Пристань залита светом, на трибунах изысканное общество, сплошь знаменитости, толпы зевак готовы прорвать ограждение, надрываются репродукторы, гудят клаксоны автомобилей, ревут сирены… И диктор взволнованно повторяет: «Внимание, внимание!.. Показался "Стенли отдыхает"!»
Мистер Тео не сошел с корабля, сказавшись больным. Лилиан тоже не ступила на берег и отказалась от комментариев, зато Офелия Пепита пожинала лавры: принимала букеты цветов, позировала фотографам и корреспондентам кинохроники и улыбалась, улыбалась без устали!.. Автомобильная кавалькада черепашьим шагом двигалась к городу, и со всех сторон раздавались приветственные возгласы в адрес великого ученого. Славили всех без разбора: достойных славы, бесславия и даже бесчестья.
А команда «Господина Вагнера», вернее «Роджера», в том числе Грязнуля Фред, Петере, Рыжий Васич и Доктор двинулись на окраину города к харчевне «Не сверни шею!». Дорогой вспыхнула ссора, потому как выяснилось, что Фред опять смухлевал: на топливо, вишь ли, были потрачены денежки, а на «Роджере» до сих пор полно непочатых канистр со «Стенли»!
– Осточертели вы мне! Сыт по горло! – Грязнуля Фред сдвинул на затылок фуражку, повернулся и пошел прочь от неблагодарных дружков.
Слабый свет фонаря на углу на миг выхватил из тьмы сутуловатую фигуру в свитере, наброшенной на плечи куртке, с засунутыми в карманы необъятных штанов руками.
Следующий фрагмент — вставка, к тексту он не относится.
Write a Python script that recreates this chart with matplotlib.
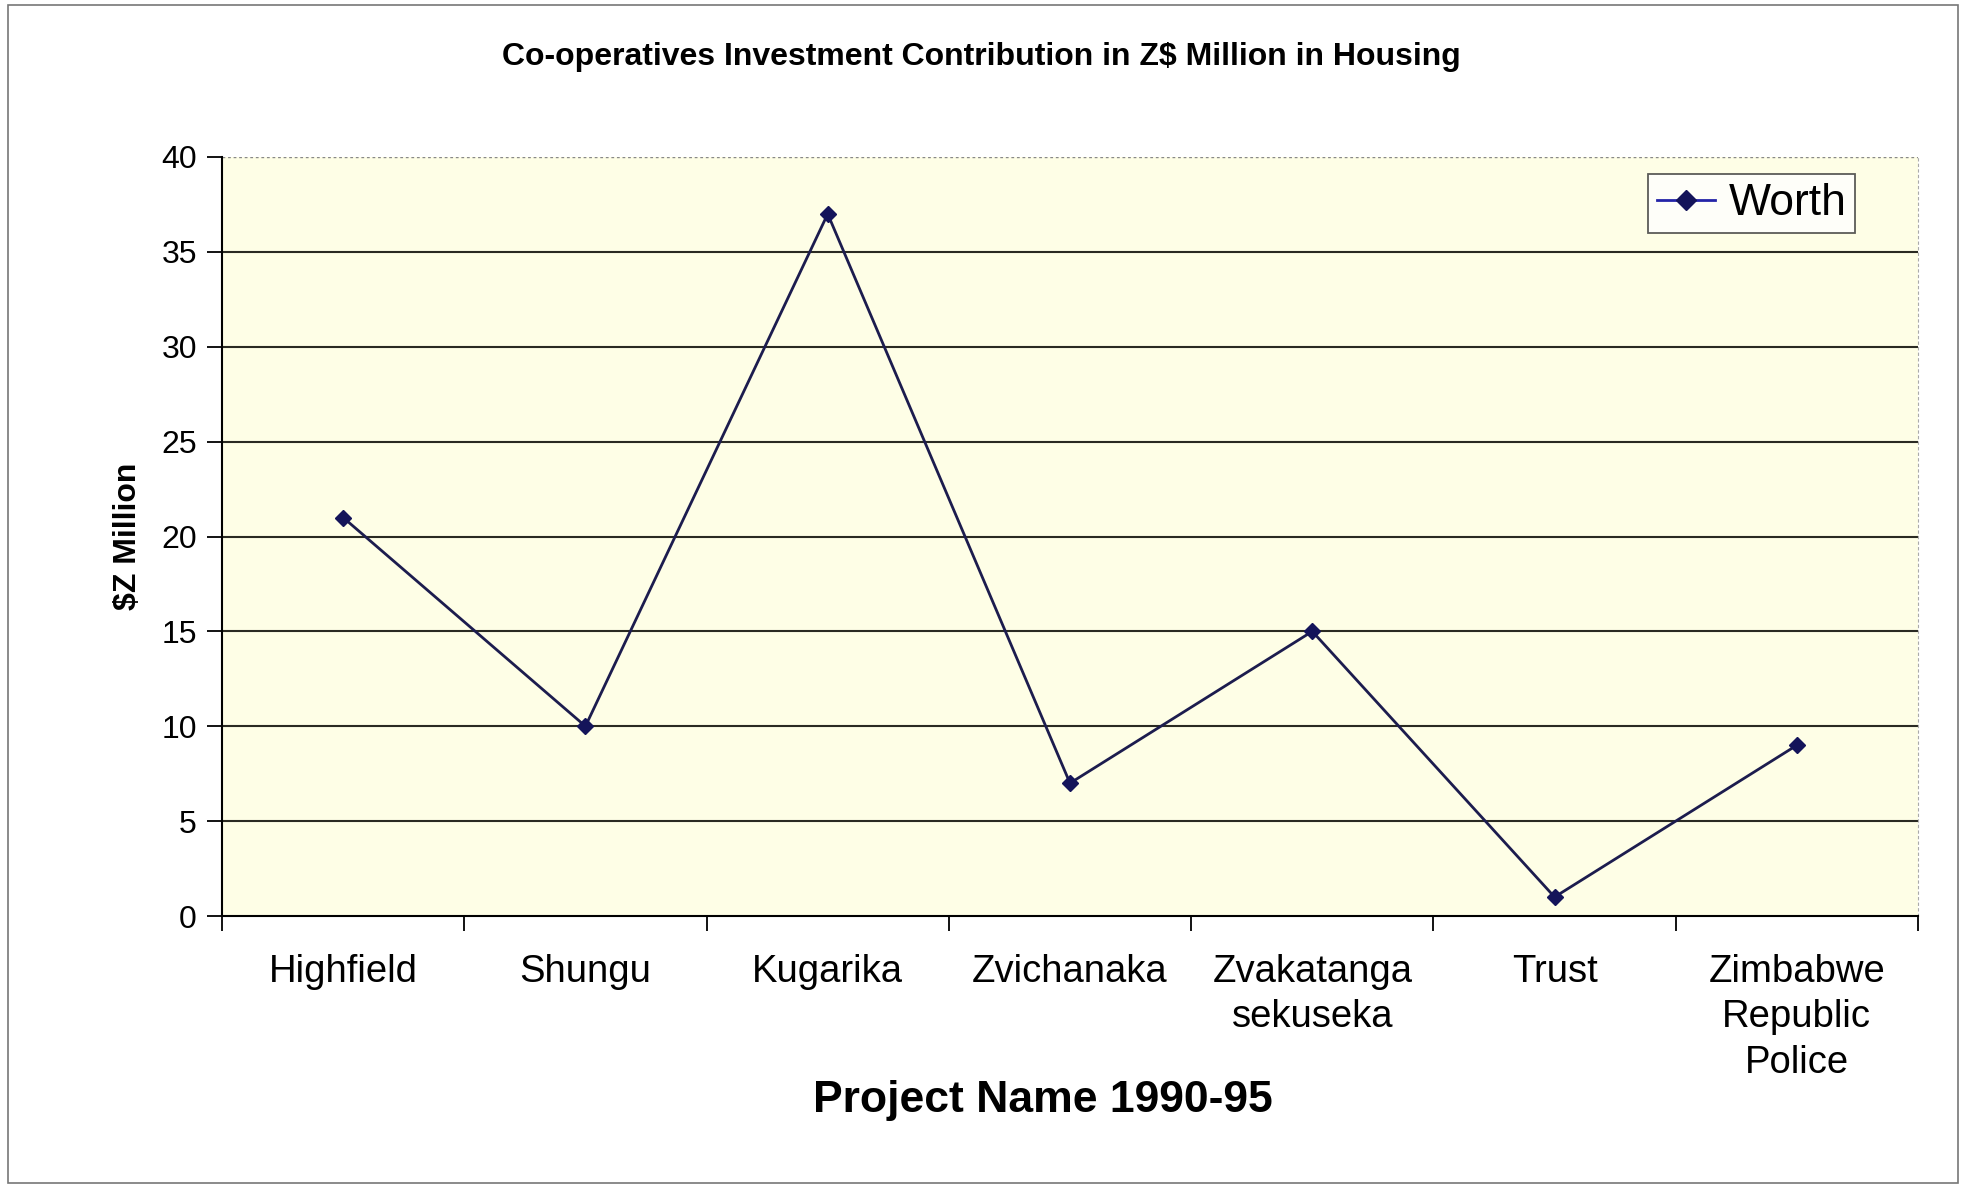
import matplotlib.pyplot as plt
from matplotlib.patches import Rectangle

plt.rcParams['font.family'] = ['Liberation Sans', 'DejaVu Sans']

# Co-operative housing projects and their investment worth
projects = ['Highfield', 'Shungu', 'Kugarika', 'Zvichanaka',
            'Zvakatanga\nsekuseka', 'Trust', 'Zimbabwe\nRepublic\nPolice']
worth = [21, 10, 37, 7, 15, 1, 9]
y_ticks = [0, 5, 10, 15, 20, 25, 30, 35, 40]

fig = plt.figure(figsize=(19.63, 11.87), dpi=100)
ax = fig.add_axes([222 / 1963, 1 - 916 / 1187, (1918 - 222) / 1963, (916 - 157) / 1187])
ax.set_facecolor('#FEFEE6')

x = list(range(len(projects)))
ax.plot(x, worth, color='#1c1c4e', linewidth=2, marker='D', markersize=8,
        markerfacecolor='#14145a', markeredgecolor='#14145a', label='Worth', zorder=3)

# horizontal gridlines, Excel style
for v in y_ticks[1:-1]:
    ax.axhline(v, color='#2a2a22', linewidth=1.5, zorder=1)
ax.axhline(40, color='#888888', linewidth=1, linestyle=(0, (2, 2)), zorder=1)

ax.set_xlim(-0.5, len(projects) - 0.5)
ax.set_ylim(0, 40)
ax.set_yticks(y_ticks)
ax.set_yticklabels([str(v) for v in y_ticks], fontsize=23)

# category labels centred, tick marks between categories
ax.set_xticks(x)
ax.set_xticklabels(projects, fontsize=27.5, linespacing=1.34)
ax.tick_params(axis='x', which='major', length=0, pad=27)
ax.set_xticks([i - 0.5 for i in range(len(projects) + 1)], minor=True)
ax.tick_params(axis='x', which='minor', length=11, width=1.3, direction='out')
ax.tick_params(axis='y', length=11, width=1.3, direction='out', pad=7)

for side in ['top', 'right']:
    ax.spines[side].set_visible(False)
ax.spines['left'].set_linewidth(1.5)
ax.spines['bottom'].set_linewidth(1.5)
ax.spines['right'].set_visible(True)
ax.spines['right'].set_color('#aaaaaa')
ax.spines['right'].set_linestyle((0, (2, 3)))
ax.spines['right'].set_linewidth(0.8)

ax.set_ylabel('$Z Million', fontsize=23, fontweight='bold', labelpad=13)
ax.set_xlabel('Project Name 1990-95', fontsize=32, fontweight='bold', labelpad=12)
ax.xaxis.set_label_coords((1043 - 222) / (1918 - 222), -0.216)
fig.text(0.5, 1 - 56.5 / 1187, 'Co-operatives Investment Contribution in Z$ Million in Housing',
         ha='center', va='center', fontsize=23, fontweight='bold')

leg = ax.legend(loc='upper right', fontsize=32, frameon=True, fancybox=False,
                borderpad=0.2, handlelength=1.3, handletextpad=0.3, borderaxespad=0,
                markerscale=1.3, bbox_to_anchor=(0.963, 0.977))
leg.get_frame().set_edgecolor('#333333')
leg.get_frame().set_linewidth(1.3)
leg.get_lines()[0].set_color('#2424a8')

# outer chart border
fig.patches.append(Rectangle((8 / 1963, 4 / 1187), 1950 / 1963, 1178 / 1187,
                             transform=fig.transFigure, fill=False,
                             edgecolor='#777777', linewidth=1.2))

fig.savefig('out.png', dpi=100)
Капитан Фред шагал не спеша, вразвалку, и вскоре скрылся в призрачном мраке глухих окраинных переулков, чтобы потом вынырнуть где-нибудь в Кейптауне или Мальмё. Все таким же угрюмым и мрачным, со своим дьявольски хитрым, изворотливым умом, с загадочной жизненной трагедией, битый, но непобиваемый, этакий рыцарь без страха и упрека, легендарный герой преступного мира…
– Клянусь честью, этот Стровачек всегда передергивает при сдаче! Кстати, вы не знакомы с Грязнулей Фредом? О-о, это прославленный атаман пиратов. В Порт-Саиде мы с ним на пару сожгли судно – просто так, назло всем… Ну что ж, по случаю столь прекрасного вечера давай простимся, Арнольд! Не забывай папу!
Господин Вагнер приветственно приподнял шляпу; оттуда весело выпорхнул воробей и выписал прощальный круг над головой хозяина, вновь впавшего в блаженное состояние беспробудного пьянства.
– Не опозорь родителя! – напутствовал господин Вагнер обретшую свободу птаху. – И не заносись высоко, скромному воробью негоже мечтать о поднебесье! О Господи! – испуганно ахнул он. – Этот воришка прихватил с собой на память отмычку!
Однако даже эта потеря не огорчила господина Вагнера. Он бодро шагал по улицам в своем залихватски нахлобученном котелке с пришпиленной свечой и с полными карманами увядших цветов, а поравнявшись с залитой огнями ратушей, подивился:
– Ах-ах, какая иллюминация! Видать, сегодня праздник! Придется исполнить по этому случаю нечто бравурное!
И затянул во всю глотку марш Мендельсона.
Пока в парадном зале ратуши гремели пышные тосты, Офелия Пепита прохлаждалась на балконе в обществе А. Винтера.
– Какой прекрасный вечер! Знаете, что пришло мне в голову?
– По-моему, – сказал А. Винтер, – стоило бы выбрать себе звездочку, как мы делали в детстве…
«Украл мой текст!» – с досадой подумала Офелия.
– Нет уж, не буду выбирать себе звезду! – отрезала она.
– Хорошо детям: они-то всему верят, – робко продолжил А. Винтер. – Помнится, дедушка с бабушкой под Рождество клали мне в башмак сладости. А что кладут в башмаки взрослым людям?